◆ Available data ◆
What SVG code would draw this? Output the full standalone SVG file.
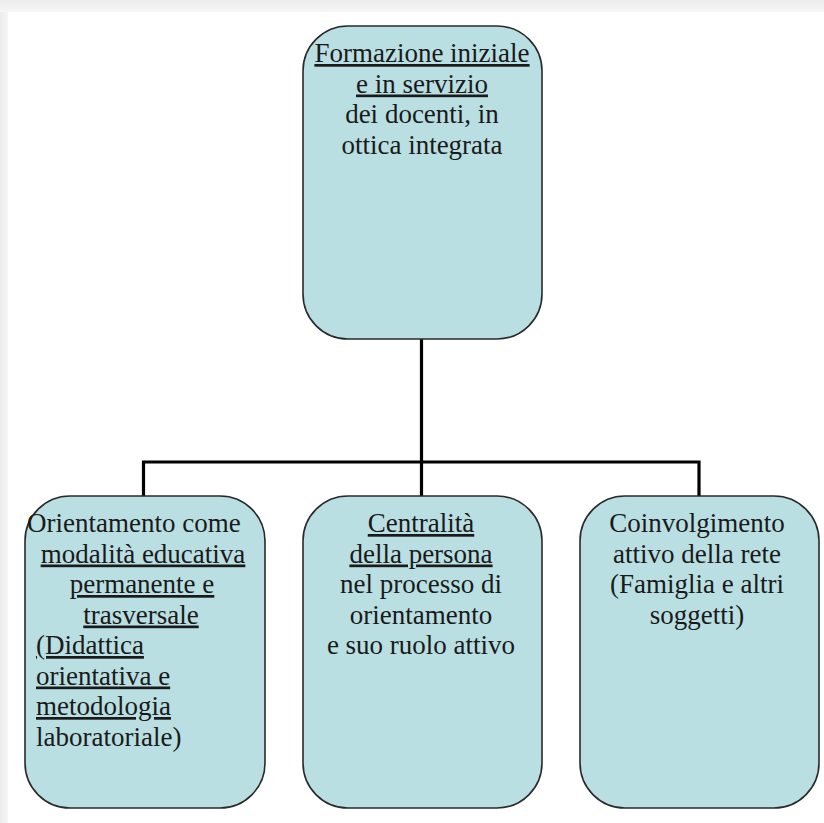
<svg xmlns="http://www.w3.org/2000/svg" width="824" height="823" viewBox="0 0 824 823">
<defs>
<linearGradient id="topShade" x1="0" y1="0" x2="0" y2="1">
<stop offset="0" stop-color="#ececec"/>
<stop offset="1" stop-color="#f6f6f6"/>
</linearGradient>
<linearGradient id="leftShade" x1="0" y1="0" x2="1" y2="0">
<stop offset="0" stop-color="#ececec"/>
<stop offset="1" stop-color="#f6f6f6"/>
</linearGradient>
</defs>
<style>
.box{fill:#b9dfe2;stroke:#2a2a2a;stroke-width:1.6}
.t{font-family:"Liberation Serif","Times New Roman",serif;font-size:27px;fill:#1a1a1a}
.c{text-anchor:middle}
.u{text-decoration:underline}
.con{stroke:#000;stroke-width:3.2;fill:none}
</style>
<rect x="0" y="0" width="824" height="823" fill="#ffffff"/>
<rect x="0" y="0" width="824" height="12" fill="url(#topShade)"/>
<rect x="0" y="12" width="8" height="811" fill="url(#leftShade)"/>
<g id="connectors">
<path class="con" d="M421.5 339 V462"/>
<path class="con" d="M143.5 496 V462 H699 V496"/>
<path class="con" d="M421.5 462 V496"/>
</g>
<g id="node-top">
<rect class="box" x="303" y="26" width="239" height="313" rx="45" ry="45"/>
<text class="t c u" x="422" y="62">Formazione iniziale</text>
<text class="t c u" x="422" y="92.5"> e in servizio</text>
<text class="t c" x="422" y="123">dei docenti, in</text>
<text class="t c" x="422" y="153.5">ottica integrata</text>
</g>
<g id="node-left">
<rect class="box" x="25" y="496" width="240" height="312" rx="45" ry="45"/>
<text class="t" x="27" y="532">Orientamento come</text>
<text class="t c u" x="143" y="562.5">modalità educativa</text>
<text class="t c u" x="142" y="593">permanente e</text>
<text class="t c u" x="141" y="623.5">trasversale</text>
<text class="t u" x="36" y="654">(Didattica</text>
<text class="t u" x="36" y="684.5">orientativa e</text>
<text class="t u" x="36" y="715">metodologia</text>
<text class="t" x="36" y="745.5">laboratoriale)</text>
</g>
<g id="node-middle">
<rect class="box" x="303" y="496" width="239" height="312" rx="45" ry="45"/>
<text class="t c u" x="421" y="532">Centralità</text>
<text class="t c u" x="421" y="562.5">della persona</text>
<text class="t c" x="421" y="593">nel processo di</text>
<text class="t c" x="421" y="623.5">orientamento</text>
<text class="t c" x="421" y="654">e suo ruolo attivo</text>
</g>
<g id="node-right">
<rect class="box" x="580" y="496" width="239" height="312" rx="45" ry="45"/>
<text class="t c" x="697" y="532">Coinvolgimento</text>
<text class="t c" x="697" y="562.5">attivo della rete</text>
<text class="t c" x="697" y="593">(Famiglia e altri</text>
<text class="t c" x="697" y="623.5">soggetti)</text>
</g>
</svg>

◆ Task to complete ◆
Word for word, quote the lines above. Omit the pictures.

◆ Solution for this exercise ◆
What SVG code would draw this? Output the full standalone SVG file.
<svg xmlns="http://www.w3.org/2000/svg" width="824" height="823" viewBox="0 0 824 823">
<defs>
<linearGradient id="topShade" x1="0" y1="0" x2="0" y2="1">
<stop offset="0" stop-color="#ececec"/>
<stop offset="1" stop-color="#f6f6f6"/>
</linearGradient>
<linearGradient id="leftShade" x1="0" y1="0" x2="1" y2="0">
<stop offset="0" stop-color="#ececec"/>
<stop offset="1" stop-color="#f6f6f6"/>
</linearGradient>
</defs>
<style>
.box{fill:#b9dfe2;stroke:#2a2a2a;stroke-width:1.6}
.t{font-family:"Liberation Serif","Times New Roman",serif;font-size:27px;fill:#1a1a1a}
.c{text-anchor:middle}
.u{text-decoration:underline}
.con{stroke:#000;stroke-width:3.2;fill:none}
</style>
<rect x="0" y="0" width="824" height="823" fill="#ffffff"/>
<rect x="0" y="0" width="824" height="12" fill="url(#topShade)"/>
<rect x="0" y="12" width="8" height="811" fill="url(#leftShade)"/>
<g id="connectors">
<path class="con" d="M421.5 339 V462"/>
<path class="con" d="M143.5 496 V462 H699 V496"/>
<path class="con" d="M421.5 462 V496"/>
</g>
<g id="node-top">
<rect class="box" x="303" y="26" width="239" height="313" rx="45" ry="45"/>
<text class="t c u" x="422" y="62">Formazione iniziale</text>
<text class="t c u" x="422" y="92.5"> e in servizio</text>
<text class="t c" x="422" y="123">dei docenti, in</text>
<text class="t c" x="422" y="153.5">ottica integrata</text>
</g>
<g id="node-left">
<rect class="box" x="25" y="496" width="240" height="312" rx="45" ry="45"/>
<text class="t" x="27" y="532">Orientamento come</text>
<text class="t c u" x="143" y="562.5">modalità educativa</text>
<text class="t c u" x="142" y="593">permanente e</text>
<text class="t c u" x="141" y="623.5">trasversale</text>
<text class="t u" x="36" y="654">(Didattica</text>
<text class="t u" x="36" y="684.5">orientativa e</text>
<text class="t u" x="36" y="715">metodologia</text>
<text class="t" x="36" y="745.5">laboratoriale)</text>
</g>
<g id="node-middle">
<rect class="box" x="303" y="496" width="239" height="312" rx="45" ry="45"/>
<text class="t c u" x="421" y="532">Centralità</text>
<text class="t c u" x="421" y="562.5">della persona</text>
<text class="t c" x="421" y="593">nel processo di</text>
<text class="t c" x="421" y="623.5">orientamento</text>
<text class="t c" x="421" y="654">e suo ruolo attivo</text>
</g>
<g id="node-right">
<rect class="box" x="580" y="496" width="239" height="312" rx="45" ry="45"/>
<text class="t c" x="697" y="532">Coinvolgimento</text>
<text class="t c" x="697" y="562.5">attivo della rete</text>
<text class="t c" x="697" y="593">(Famiglia e altri</text>
<text class="t c" x="697" y="623.5">soggetti)</text>
</g>
</svg>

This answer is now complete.